- Contact, Nevada Location within the state of Nevada
- Coordinates: 41°46′10″N 114°45′09″W﻿ / ﻿41.76944°N 114.75250°W
- Country: United States
- State: Nevada
- County: Elko
- Elevation: 5,351 ft (1,631 m)
- Time zone: UTC-8 (Pacific (PST))
- • Summer (DST): UTC-7 (PDT)

= Contact, Nevada =

Unincorporated community in Nevada, U.S.

Contact is an unincorporated community in Elko County, Nevada, United States. It is located on a mineral-rich granite intrusion and there are many mines nearby.

==History==
A post office was established at Contact in 1897, and remained in operation until 1962. The name "Contact" is mining jargon.

As of 1915, Contact had a hotel, restaurant and its own local newspaper. Although a new townsite was laid out in 1930, by that time the community was once again in decline. A devastating 1942 fire effectively turned Contact into a near-ghost town.
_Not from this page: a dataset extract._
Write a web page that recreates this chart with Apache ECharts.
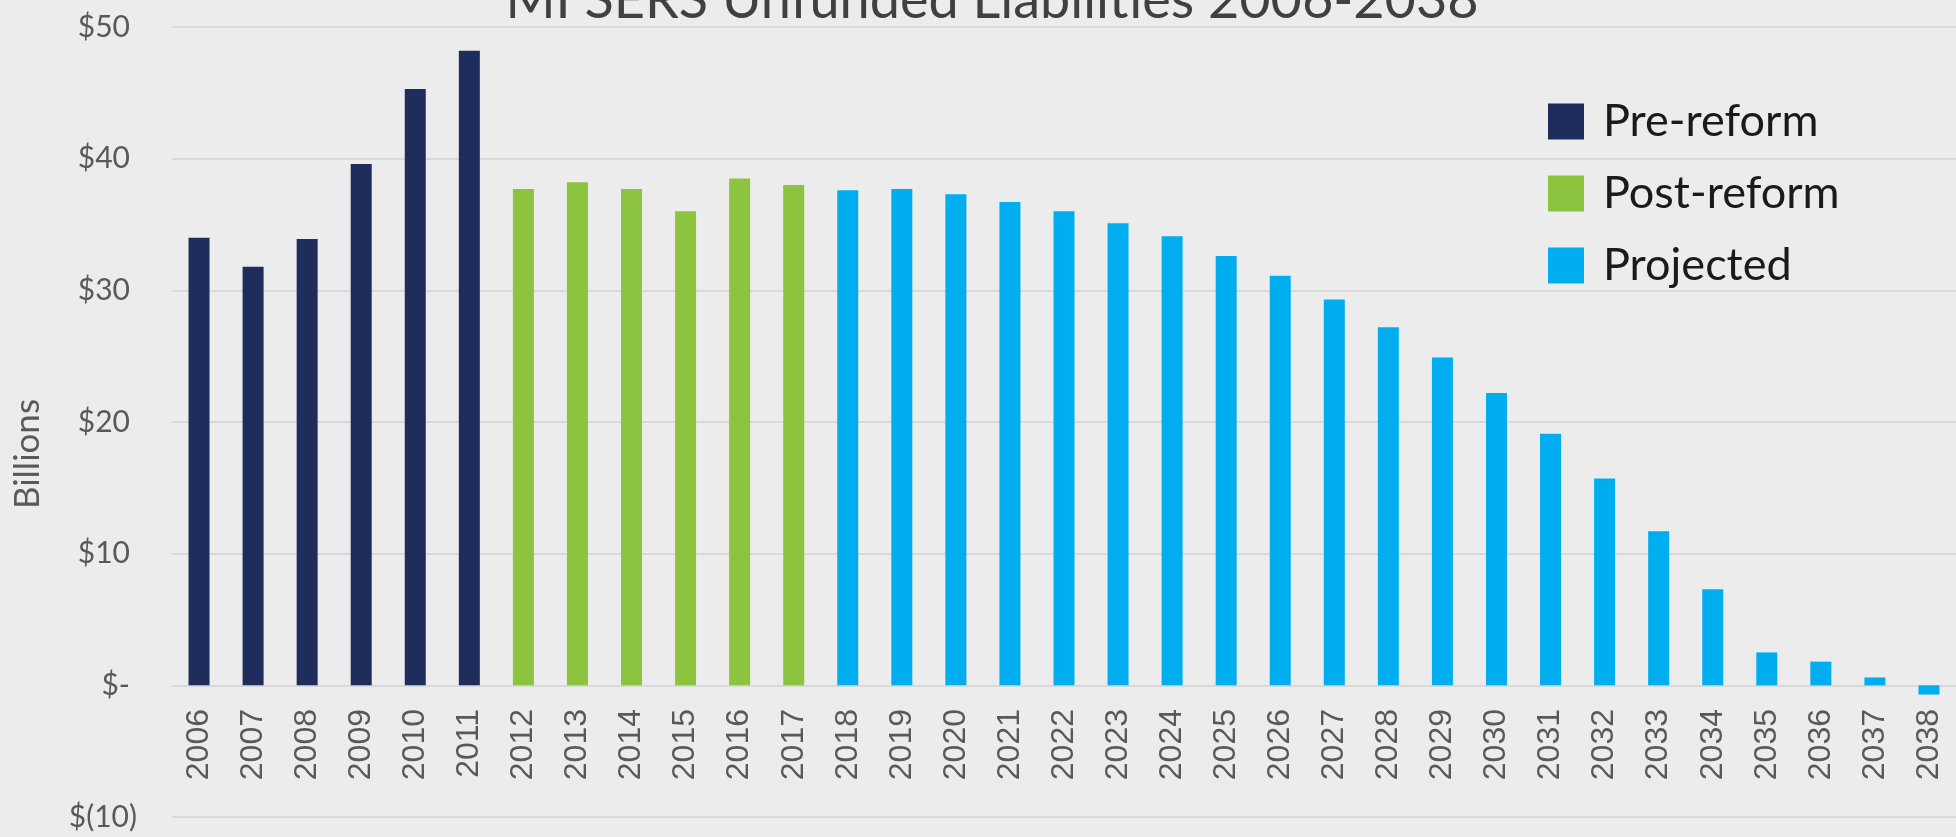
<!DOCTYPE html>
<html>
<head>
<meta charset="utf-8">
<script src="https://cdn.jsdelivr.net/npm/echarts@6/dist/echarts.min.js"></script>
<style>
html,body{margin:0;padding:0;background:#ECECEC;}
#chart{width:1956px;height:837px;}
</style>
</head>
<body>
<div id="chart"></div>
<script>
const years = ['2006','2007','2008','2009','2010','2011','2012','2013','2014','2015','2016','2017','2018','2019','2020','2021','2022','2023','2024','2025','2026','2027','2028','2029','2030','2031','2032','2033','2034','2035','2036','2037','2038'];
const preReform = [34.0,31.8,33.9,39.6,45.3,48.2];
const postReform = [37.7,38.2,37.7,36.0,38.5,38.0];
const projected = [37.6,37.7,37.3,36.7,36.0,35.1,34.1,32.6,31.1,29.3,27.2,24.9,22.2,19.1,15.7,11.7,7.3,2.5,1.8,0.6,-0.7];
const seriesNames = ['Pre-reform','Post-reform','Projected'];
const yTickValues = [-10,0,10,20,30,40,50];
const yTickLabels = ['$(10)','$-','$10','$20','$30','$40','$50'];
const titleText = 'MI SERS Unfunded Liabilities 2006-2038';
const axisName = 'Billions';

function place(arr, offset){
  return years.map((y,i)=> (i>=offset && i<offset+arr.length) ? arr[i-offset] : null);
}
const preData = place(preReform,0);
const postData = place(postReform,preReform.length);
const projData = place(projected,preReform.length+postReform.length);

const chart = echarts.init(document.getElementById('chart'));
const colors = ['#1F2D5D','#8DC43F','#00AEEF'];
const barW = 21;
chart.setOption({
  backgroundColor:'#ECECEC',
  animation:false,
  color:colors,
  grid:{left:172,right:0,top:27,bottom:20,containLabel:false,outerBoundsMode:'none'},
  legend:{
    orient:'vertical',left:1543,top:94,
    icon:'rect',itemWidth:36,itemHeight:36,itemGap:27,
    textStyle:{fontFamily:'Lato',fontSize:45,color:'#1a1a1a',padding:[0,0,0,14],lineHeight:36},
    data:seriesNames
  },
  graphic:[
    {type:'text',x:0,y:0,style:{text:titleText,x:992,y:28,textAlign:'center',textVerticalAlign:'bottom',fontFamily:'Lato',fontSize:54,fill:'#404040'}},
    {type:'text',x:28,y:454,rotation:Math.PI/2,style:{text:axisName,textAlign:'center',textVerticalAlign:'middle',fontFamily:'Lato',fontSize:35,fill:'#595959'}}
  ],
  xAxis:{
    type:'category',data:years,
    axisLine:{show:false,onZero:false},axisTick:{show:false},
    axisLabel:{rotate:90,margin:-108,fontFamily:'Liberation Sans',fontSize:32,color:'#595959'}
  },
  yAxis:{
    type:'value',min:-10,max:50,interval:10,
    axisLine:{show:false},axisTick:{show:false},
    splitLine:{lineStyle:{color:'#D9D9D9',width:2}},
    axisLabel:{margin:35,fontFamily:'Lato',fontSize:30,color:'#595959',
      rich:{p:{fontFamily:'Lato',fontSize:30,color:'#595959',padding:[0,7,0,0]},n:{fontFamily:'Lato',fontSize:30,color:'#595959'}},
      formatter:function(v){const i=yTickValues.indexOf(v);if(i<0)return '';return v<0?'{n|'+yTickLabels[i]+'}':'{p|'+yTickLabels[i]+'}';}}
  },
  series:[
    {name:seriesNames[0],type:'bar',stack:'s',barWidth:barW,data:preData},
    {name:seriesNames[1],type:'bar',stack:'s',barWidth:barW,data:postData},
    {name:seriesNames[2],type:'bar',stack:'s',barWidth:barW,data:projData}
  ]
});
</script>
</body>
</html>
Today one of the main presences in Contact is a Nevada Department of Transportation maintenance station.

==Jackpot==
Located approximately 15 miles (13.3 km) south of Jackpot on U.S. Route 93, prior to Jackpot's founding in 1954 Contact was known as one of the closest Nevada settlements to the Idaho border. Early records of Cactus Pete's (then known as Cactus Pete's Desert Lodge) placed the property in Contact before Jackpot emerged as a separate settlement.